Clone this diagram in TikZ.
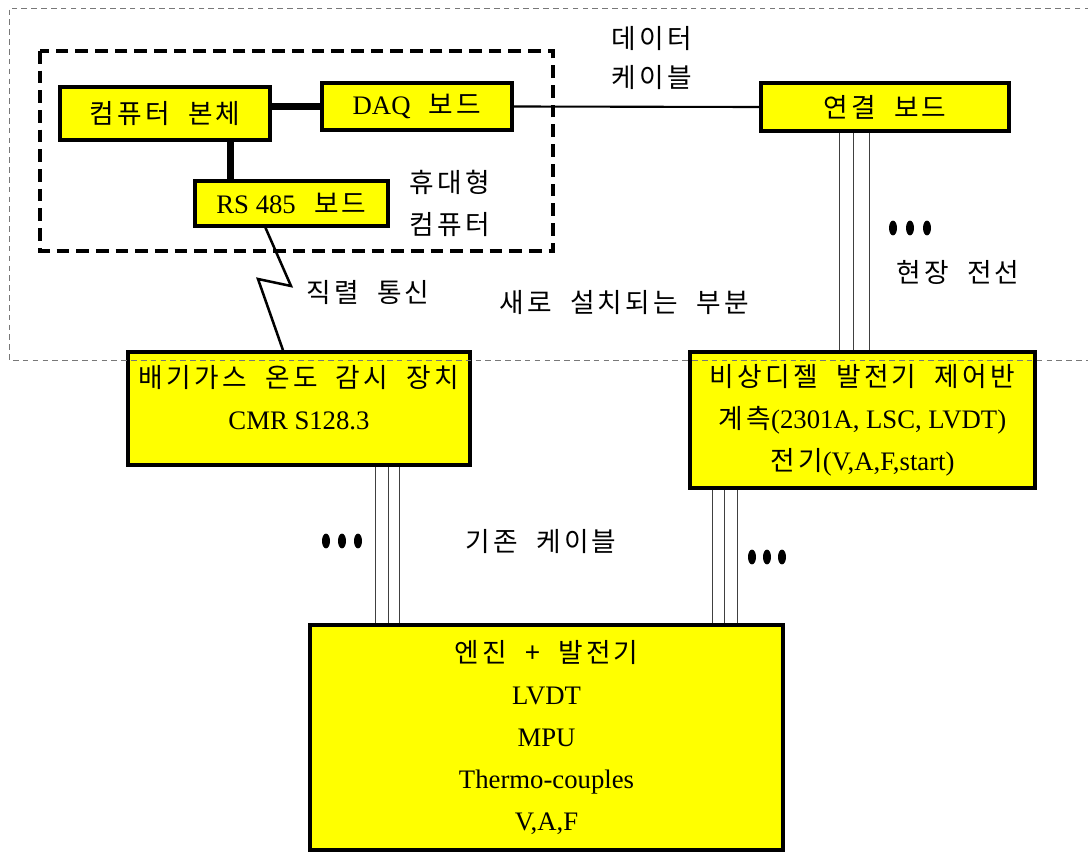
\documentclass[tikz,border=0pt]{standalone}
\usepackage{fontspec}
\setmainfont{Liberation Serif}
\newfontfamily\kr{Noto Sans CJK KR}[LetterSpace=12, WordSpace=2]
\usetikzlibrary{positioning, calc}
\definecolor{boxyellow}{RGB}{255,255,0}
\definecolor{zonegray}{RGB}{120,120,120}

\begin{document}
\begin{tikzpicture}[
    x=0.025cm, y=-0.025cm,
    every node/.style={font=\fontsize{19}{30}\selectfont, align=center, inner sep=3pt},
    box/.style={draw, line width=2.5pt, fill=boxyellow},
    bus/.style={line width=5pt},
    cable/.style={line width=1.5pt},
    wire/.style={line width=0.6pt, color=black!75},
    zone/.style={line width=0.6pt, color=zonegray, dash pattern=on 4pt off 3pt},
    portable/.style={line width=2.3pt, dash pattern=on 9pt off 5pt},
    serial/.style={line width=1.8pt},
  ]
  \useasboundingbox (0,0) rectangle (1088,854);

  % Portable computer
  \node[box, minimum width=5.25cm, minimum height=1.325cm] (pc) at (165,113.5) {\kr 컴퓨터 본체};
  \node[box, minimum width=4.75cm, minimum height=1.175cm] (daq) at (417,106.5) {DAQ{\kr\ 보드}};
  \node[box, minimum width=4.825cm, minimum height=1.125cm] (rs) at (291.5,203.5) {RS 485{\kr\ 보드}};
  \node (portlbl) at (450,203) {{\kr 휴대형}\\{\kr 컴퓨터}};
  \draw[portable] (40,51) rectangle (553,251);

  % Field side
  \node[box, minimum width=6.2cm, minimum height=1.2cm] (link) at (885,107) {\kr 연결 보드};
  \node[box, minimum width=8.55cm, minimum height=2.825cm] (cmr) at (299,408.5) {};
  \node[anchor=north] (cmrtxt) at ([yshift=-7.5pt]cmr.north) {{\kr 배기가스 온도 감시 장치}\\CMR S128.3};
  \node[box, minimum width=8.625cm, minimum height=3.4cm] (ctrl) at (862.5,420)
    {{\kr 비상디젤 발전기 제어반}\\{\kr 계측}(2301A, LSC, LVDT)\\{\kr 전기}(V,A,F,start)};
  \node[box, minimum width=11.825cm, minimum height=5.625cm] (eng) at (546.5,737.5)
    {{\kr 엔진 + 발전기}\\LVDT\\MPU\\Thermo-couples\\V,A,F};

  % Labels
  \node (datalbl) at (652,58) {{\kr 데이터}\\[-2pt]{\kr 케이블}};
  \node (serlbl) at (368,292) {\kr 직렬 통신};
  \node (newlbl) at (624,303) {\kr 새로 설치되는 부분};
  \node (fieldlbl) at (958,272) {\kr 현장 전선};
  \node (oldlbl) at (541,542) {\kr 기존 케이블};

  % Connections
  \draw[bus] (daq.west) -- (daq.west -| pc.east);
  \draw[bus] ([xshift=1.625cm]pc.south) coordinate (pcdown) -- (pcdown |- rs.north);
  \draw[cable] (daq.east) -- (link.west);
  \coordinate (z1) at (291,286);
  \coordinate (z2) at (258,279);
  \draw[serial] ([xshift=-0.65cm]rs.south) -- (z1) -- (z2) -- ([xshift=-0.4cm]cmr.north);

  % Wire bundles
  \foreach \dx in {-46,-32,-16}
    \draw[wire] ([xshift=\dx*0.025cm]link.south) coordinate (w) -- (w |- ctrl.north);
  \foreach \dx in {76,89,100}
    \draw[wire] ([xshift=\dx*0.025cm]cmr.south) coordinate (w) -- (w |- eng.north);
  \foreach \dx in {-150.5,-138.5,-125.5}
    \draw[wire] ([xshift=\dx*0.025cm]ctrl.south) coordinate (w) -- (w |- eng.north);
  \foreach \cx/\cy in {893/228, 910/228, 927/228, 326/541, 342/541, 358/541, 752/557, 767/557, 782/557}
    \fill (\cx,\cy) ellipse [x radius=0.1cm, y radius=0.185cm];

  % New installation zone
  \draw[zone] (1100,8) -| (9,360) -- (1100,360);
\end{tikzpicture}
\end{document}
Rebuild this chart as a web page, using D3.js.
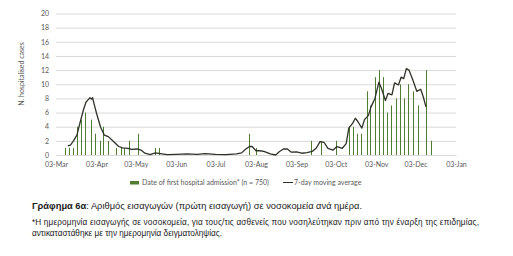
<html>
<head>
<meta charset="utf8">
<title>hospital admissions</title>
<style>
body { margin:0; background-color:white; }
#svg { width:513px; height:256px; }
</style>
<script src="https://d3js.org/d3.v7.min.js"></script>
</head>
<body>
<div id="svg"></div>
<script>

// daily first hospital admissions (bars), only the days that show in the chart
var barDates = ["2020-03-10","2020-03-13","2020-03-16","2020-03-19","2020-03-22","2020-03-25","2020-03-30",
                "2020-04-02","2020-04-06","2020-04-08","2020-04-12","2020-04-18","2020-04-22","2020-04-24","2020-04-28",
                "2020-05-05","2020-05-18","2020-05-21","2020-07-29","2020-08-03","2020-09-14","2020-09-22",
                "2020-10-03","2020-10-13","2020-10-16","2020-10-19","2020-10-22","2020-10-27","2020-10-29",
                "2020-11-02","2020-11-05","2020-11-08","2020-11-11","2020-11-14","2020-11-18","2020-11-21",
                "2020-11-24","2020-11-27","2020-12-01","2020-12-05","2020-12-11","2020-12-15"];
var barValues = [1,1,1,4,5,6,5,
                 3,2,4,2,1,1,1,2,
                 3,1,1,3,1,2,2,
                 2,4,4,3,3,9,7,
                 11,12,11,6,7,8,10,
                 8,10,9,7,12,2];

// 7-day moving average
var maDates = ["2020-03-12","2020-03-14","2020-03-16","2020-03-19","2020-03-21","2020-03-24","2020-03-26",
               "2020-03-28","2020-03-29","2020-03-30","2020-03-31","2020-04-01","2020-04-03","2020-04-06",
               "2020-04-09","2020-04-12","2020-04-16","2020-04-20","2020-04-23","2020-04-27","2020-04-30",
               "2020-05-04","2020-05-07","2020-05-10","2020-05-14","2020-05-18","2020-05-22","2020-05-27",
               "2020-06-03","2020-06-11","2020-06-19","2020-06-25","2020-07-03","2020-07-11","2020-07-19",
               "2020-07-23","2020-07-26","2020-07-29","2020-07-31","2020-08-03","2020-08-06","2020-08-09",
               "2020-08-14","2020-08-18","2020-08-21","2020-08-24","2020-08-27","2020-08-30","2020-09-03",
               "2020-09-07","2020-09-11","2020-09-15","2020-09-18","2020-09-21","2020-09-24","2020-09-27",
               "2020-10-01","2020-10-04","2020-10-08","2020-10-11","2020-10-13","2020-10-16","2020-10-18",
               "2020-10-20","2020-10-23","2020-10-25","2020-10-28","2020-10-30","2020-11-02","2020-11-05",
               "2020-11-07","2020-11-10","2020-11-12","2020-11-15","2020-11-17","2020-11-20","2020-11-22",
               "2020-11-24","2020-11-26","2020-11-28","2020-12-01","2020-12-04","2020-12-07","2020-12-09",
               "2020-12-11"];
var maValues = [1.3,1.4,1.9,2.8,4.3,6.4,7.5,
                7.9,8.1,7.9,8.1,7.3,5.9,4.0,
                2.8,2.6,1.9,1.2,1.0,0.95,0.8,
                0.85,0.7,0.25,0.05,0.3,0.2,0.05,
                0.1,0.15,0.1,0.2,0.1,0.05,0.15,
                0.3,0.8,1.2,1.2,0.6,0.6,0.5,
                0.15,0,0.5,0.85,0.85,0.4,0.45,
                0.25,0.35,0.5,0.95,1.9,1.8,0.95,
                0.7,1.2,0.95,1.6,3.8,4.5,5.2,
                4.7,3.8,5.0,5.6,6.8,8.0,10.3,
                9.4,7.7,8.7,8.5,10.2,9.9,11.0,
                10.8,12.2,12.0,10.6,9.0,9.3,8.2,
                6.8];

var xTicks = ["2020-03-03","2020-04-03","2020-05-03","2020-06-03","2020-07-03","2020-08-03",
              "2020-09-03","2020-10-03","2020-11-03","2020-12-03","2021-01-03"];
var yTicks = [0,2,4,6,8,10,12,14,16,18,20];

var width = 513;
var height = 256;
var plotL = 56, plotR = 456, plotT = 13.5, plotB = 155; // plot area
var green = "#507c31";
var gray = "#595959";
var chartFont = "Lato, 'Noto Sans', sans-serif";
var captionFont = "'Liberation Sans', Arial, sans-serif";

var parse = d3.timeParse("%Y-%m-%d");

var x = d3.scaleTime()
          .domain([parse("2020-03-03"), parse("2021-01-03")])
          .range([plotL, plotR]);
var y = d3.scaleLinear()
          .domain([0, 20])
          .range([plotB, plotT]);

var canvas = d3.select("#svg")
               .append("svg")
               .attr("width", width)
               .attr("height", height);

// grid lines + y labels
var yAxis = canvas.append("g")
    .attr("transform", "translate(" + plotL + ",0)")
    .call(d3.axisLeft(y).tickValues(yTicks).tickSize(-(plotR - plotL)).tickPadding(7));
yAxis.select(".domain").remove();
yAxis.selectAll("line").attr("stroke", "#d9d9d9").attr("stroke-width", 1);
yAxis.selectAll("text")
     .attr("fill", gray)
     .attr("font-family", chartFont)
     .attr("font-size", 7);

// x axis labels
var xAxis = canvas.append("g")
    .attr("transform", "translate(0," + plotB + ")")
    .call(d3.axisBottom(x).tickValues(xTicks.map(parse)).tickFormat(d3.timeFormat("%d-%b")).tickSize(0).tickPadding(7));
xAxis.select(".domain").attr("stroke", "#d9d9d9");
xAxis.selectAll("text")
     .attr("fill", gray)
     .attr("font-family", chartFont)
     .attr("font-size", 7);

// y axis title
canvas.append("text")
      .attr("transform", "translate(24,74) rotate(-90)")
      .attr("text-anchor", "middle")
      .attr("font-family", chartFont)
      .attr("font-size", 7)
      .attr("fill", gray)
      .text("N. hospitalised cases");

// bars
canvas.selectAll(".bar")
      .data(barDates.map(function(d, i) { return { date: parse(d), value: barValues[i] }; }))
      .enter().append("rect")
      .attr("class", "bar")
      .attr("x", function(d) { return Math.round(x(d.date)); })
      .attr("y", function(d) { return y(d.value); })
      .attr("width", 1)
      .attr("height", function(d) { return plotB - y(d.value); })
      .attr("fill", green);

// moving average
var line = d3.line()
             .x(function(d) { return x(d.date); })
             .y(function(d) { return y(d.value); });
canvas.append("path")
      .datum(maDates.map(function(d, i) { return { date: parse(d), value: maValues[i] }; }))
      .attr("d", line)
      .attr("fill", "none")
      .attr("stroke", "#2e3328")
      .attr("stroke-width", 1.3)
      .attr("stroke-linejoin", "round");

// legend
canvas.append("rect")
      .attr("x", 130).attr("y", 181)
      .attr("width", 9).attr("height", 3.5)
      .attr("fill", green);
canvas.append("text")
      .attr("x", 142).attr("y", 185)
      .attr("font-family", chartFont).attr("font-size", 7).attr("fill", gray)
      .text("Date of first hospital admission* (n = 750)");
canvas.append("line")
      .attr("x1", 283).attr("y1", 182.5)
      .attr("x2", 293).attr("y2", 182.5)
      .attr("stroke", "#2e3328").attr("stroke-width", 1);
canvas.append("text")
      .attr("x", 294).attr("y", 185)
      .attr("font-family", chartFont).attr("font-size", 7).attr("fill", gray)
      .text("7-day moving average");

// caption
var cap = canvas.append("text")
      .attr("x", 32).attr("y", 208.5)
      .attr("font-family", captionFont).attr("font-size", 9.3).attr("fill", "#1a1a1a");
cap.append("tspan").attr("font-weight", "bold").text("Γράφημα 6α");
cap.append("tspan").text(": Αριθμός εισαγωγών (πρώτη εισαγωγή) σε νοσοκομεία ανά ημέρα.");

// footnote
canvas.append("text")
      .attr("x", 32).attr("y", 224.5)
      .attr("textLength", 447).attr("lengthAdjust", "spacing")
      .attr("font-family", captionFont).attr("font-size", 8.2).attr("fill", "#1a1a1a")
      .text("*Η ημερομηνία εισαγωγής σε νοσοκομεία, για τους/τις ασθενείς που νοσηλεύτηκαν πριν από την έναρξη της επιδημίας,");
canvas.append("text")
      .attr("x", 32).attr("y", 236.3)
      .attr("font-family", captionFont).attr("font-size", 8.2).attr("fill", "#1a1a1a")
      .text("αντικαταστάθηκε με την ημερομηνία δειγματοληψίας.");

</script>
</body>
</html>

- - -

## TASK INSTRUCTIONS
Your task is to restate word for word the lines from the top of the data to the line containing "(0,0) rectangle (1088,854);", both ends included, with every picture left out.

## FINAL RESULT
Clone this diagram in TikZ.
\documentclass[tikz,border=0pt]{standalone}
\usepackage{fontspec}
\setmainfont{Liberation Serif}
\newfontfamily\kr{Noto Sans CJK KR}[LetterSpace=12, WordSpace=2]
\usetikzlibrary{positioning, calc}
\definecolor{boxyellow}{RGB}{255,255,0}
\definecolor{zonegray}{RGB}{120,120,120}

\begin{document}
\begin{tikzpicture}[
    x=0.025cm, y=-0.025cm,
    every node/.style={font=\fontsize{19}{30}\selectfont, align=center, inner sep=3pt},
    box/.style={draw, line width=2.5pt, fill=boxyellow},
    bus/.style={line width=5pt},
    cable/.style={line width=1.5pt},
    wire/.style={line width=0.6pt, color=black!75},
    zone/.style={line width=0.6pt, color=zonegray, dash pattern=on 4pt off 3pt},
    portable/.style={line width=2.3pt, dash pattern=on 9pt off 5pt},
    serial/.style={line width=1.8pt},
  ]
  \useasboundingbox (0,0) rectangle (1088,854);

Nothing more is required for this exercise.